> **What to work on**
Find each line with the word "that" and copy it.
-------- Provided records --------
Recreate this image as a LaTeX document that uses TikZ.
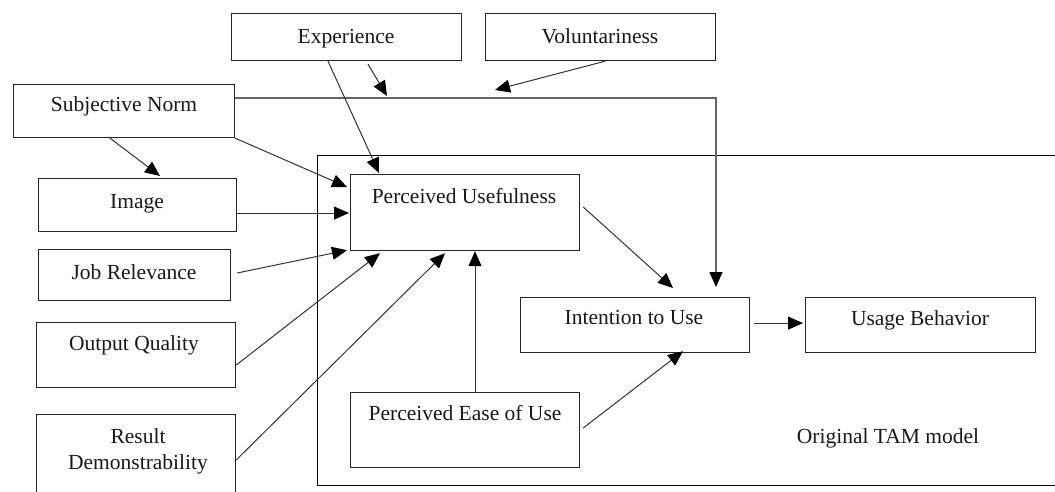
\documentclass[tikz,border=0pt]{standalone}
\usepackage{fontspec}
\setmainfont{Liberation Serif}
\usetikzlibrary{arrows.meta,calc}
\begin{document}
\begin{tikzpicture}[x=1pt,y=-1pt,
  box/.style={draw=black!85, line width=1.2pt, inner sep=0pt, anchor=north west},
  frame/.style={draw=black, line width=1.4pt, inner sep=0pt, anchor=north west},
  lbl/.style={inner sep=0pt, font=\rmfamily\fontsize{21.5pt}{26pt}\selectfont, text=black!90},
  tip/.style={-{Triangle[length=15pt,width=13pt,color=black,fill=black]}},
  arr/.style={tip, draw=black!80, line width=1pt},
  feed/.style={tip, draw=black!60, line width=1.2pt}
]
\clip (0,0) rectangle (1055,491);
\fill[white] (0,0) rectangle (1055,491);

% TAM frame (runs off the right edge)
\node[frame, minimum width=780pt, minimum height=330pt] (tam) at (317,155) {};
\node[lbl, anchor=base] (tamt) at (888,443) {Original TAM model};

% external variables
\node[box, minimum width=230pt, minimum height=47pt] (exp) at (231,13) {};
\node[lbl, anchor=base] (expt) at (346,43) {Experience};
\node[box, minimum width=230pt, minimum height=47pt] (vol) at (485,13) {};
\node[lbl, anchor=base] (volt) at (600,43) {Voluntariness};
\node[box, minimum width=221pt, minimum height=53pt] (sn) at (13,84) {};
\node[lbl, anchor=base] (snt) at (124,111) {Subjective Norm};
\node[box, minimum width=198pt, minimum height=53pt] (im) at (38,178) {};
\node[lbl, anchor=base] (imt) at (137,208) {Image};
\node[box, minimum width=192pt, minimum height=51pt] (jr) at (38,249) {};
\node[lbl, anchor=base] (jrt) at (134,279) {Job Relevance};
\node[box, minimum width=199pt, minimum height=65pt] (oq) at (36,322) {};
\node[lbl, anchor=base] (oqt) at (134,350) {Output Quality};
\node[box, minimum width=199pt, minimum height=110pt] (rd) at (36,414) {};
\node[lbl, align=center] (rdt) at (138,451) {Result\\Demonstrability};

% TAM constructs
\node[box, minimum width=229pt, minimum height=76pt] (pu) at (350,174) {};
\node[lbl, anchor=base] (put) at (464,203) {Perceived Usefulness};
\node[box, minimum width=229pt, minimum height=75pt] (peou) at (350,392) {};
\node[lbl, anchor=base] (peout) at (465,420) {Perceived Ease of Use};
\node[box, minimum width=229pt, minimum height=55pt] (itu) at (520,297) {};
\node[lbl, anchor=base] (itut) at (634,324) {Intention to Use};
\node[box, minimum width=230pt, minimum height=55pt] (ub) at (805,297) {};
\node[lbl, anchor=base] (ubt) at (920,325) {Usage Behavior};

% subjective norm -> intention, moderated by experience and voluntariness
\coordinate (snout) at ($(sn.north east)+(0,14)$);
\coordinate (ituin) at ($(itu.north west)+(196,0)$);
\draw[feed, shorten >=10pt] (snout) -| (ituin);
\coordinate (expin) at (387,96);
\coordinate (volin) at (495,90);
\draw[arr] ($(exp.south west)+(137,3)$) -- (expin);
\draw[arr] ($(vol.south west)+(120,0)$) -- (volin);

% determinants of perceived usefulness
\draw[arr] ($(sn.south west)+(97,0)$) -- ($(im.north west)+(122,-2)$);
\draw[arr] (sn.south east) -- ($(pu.north west)+(-3,13)$);
\draw[arr] ($(exp.south west)+(97,0)$) -- ($(pu.north west)+(29,-1)$);
\draw[arr] ($(im.north east)+(0,35)$) -- ($(pu.north west)+(-1,39)$);
\draw[arr] ($(jr.north east)+(6,24)$) -- ($(pu.south west)+(-3,-1)$);
\draw[arr] ($(oq.north east)+(0,43)$) -- ($(pu.south west)+(30,2)$);
\draw[arr] ($(rd.north east)+(0,46)$) -- ($(pu.south west)+(95,2)$);
\draw[arr] ($(peou.north west)+(125,0)$) -- ($(pu.south west)+(125,0)$);

% core TAM paths
\draw[arr] ($(pu.north east)+(3,33)$) -- ($(itu.north west)+(153,-9)$);
\draw[arr] ($(peou.north east)+(3,36)$) -- ($(itu.south west)+(163,-2)$);
\draw[arr] ($(itu.east)+(4,-2)$) -- ($(ub.west)+(-2,-2)$);
\end{tikzpicture}
\end{document}
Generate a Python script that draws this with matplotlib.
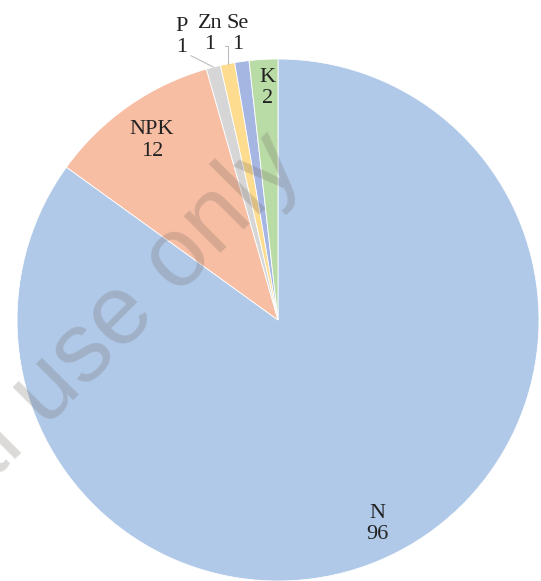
import matplotlib.pyplot as plt
import numpy as np

labels = ['N', 'NPK', 'P', 'Zn', 'Se', 'K']
values = [96, 12, 1, 1, 1, 2]
colors = ['#B0C9E8', '#F7BEA4', '#D6D6D6', '#FDDC90', '#A6B6E2', '#B9DCA6']

plt.rcParams['font.family'] = ['Liberation Serif', 'DejaVu Serif']

W, H = 541, 581
fig = plt.figure(figsize=(W / 100, H / 100), dpi=100)
ax = fig.add_axes([0, 0, 1, 1])

cx, cy, r = 278, H - 320, 261
wedges, _ = ax.pie(values, colors=colors, startangle=90, counterclock=False,
                   center=(cx, cy), radius=r, frame=True,
                   wedgeprops=dict(edgecolor='white', linewidth=0.6))
ax.set_xlim(0, W)
ax.set_ylim(0, H)
ax.set_aspect('equal')
ax.axis('off')

fs = 16
ls = 1.2
# labels inside the larger slices: (radius fraction, angle tweak)
inside = {'N': (0.87, -1.0), 'NPK': (0.84, 0.0), 'K': (0.89, -0.7)}
for w, lab, v in zip(wedges, labels, values):
    if lab in inside:
        frac, dang = inside[lab]
        mid = np.deg2rad((w.theta1 + w.theta2) / 2 + dang)
        d = frac * r
        ax.text(cx + d * np.cos(mid), cy + d * np.sin(mid), f'{lab}\n{v}',
                ha='center', va='center', fontsize=fs, linespacing=ls, color='#222222')

# small slices, labels above the pie
outside = {'P': (182, H - 37), 'Zn': (210, H - 34), 'Se': (238, H - 34)}
leader = {
    'P': dict(arrowstyle='-', color='#BDBDBD', lw=0.8, shrinkA=0, shrinkB=0,
              relpos=(0.85, 0.1)),
    'Zn': dict(arrowstyle='-', color='#BDBDBD', lw=0.8, shrinkA=0, shrinkB=0,
               relpos=(0.8, 0.2),
               connectionstyle='angle,angleA=0,angleB=90,rad=0'),
}
for w, lab, v in zip(wedges, labels, values):
    if lab in outside:
        mid = np.deg2rad((w.theta1 + w.theta2) / 2)
        px, py = cx + r * np.cos(mid), cy + r * np.sin(mid)
        tx, ty = outside[lab]
        ax.annotate(f'{lab}\n{v}', xy=(px, py), xytext=(tx, ty),
                    ha='center', va='center', fontsize=fs, linespacing=ls,
                    color='#222222', arrowprops=leader.get(lab))

# faint watermark
ax.text(-28, H - 502, 'al use only', rotation=45, rotation_mode='anchor',
        ha='left', va='baseline', fontsize=71, family='Liberation Sans',
        color='#6e625a', alpha=0.24)

fig.savefig('out.png', dpi=100, facecolor='white')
--------
> **Right answer**
Recreate this image as a LaTeX document that uses TikZ.
Generate a Python script that draws this with matplotlib.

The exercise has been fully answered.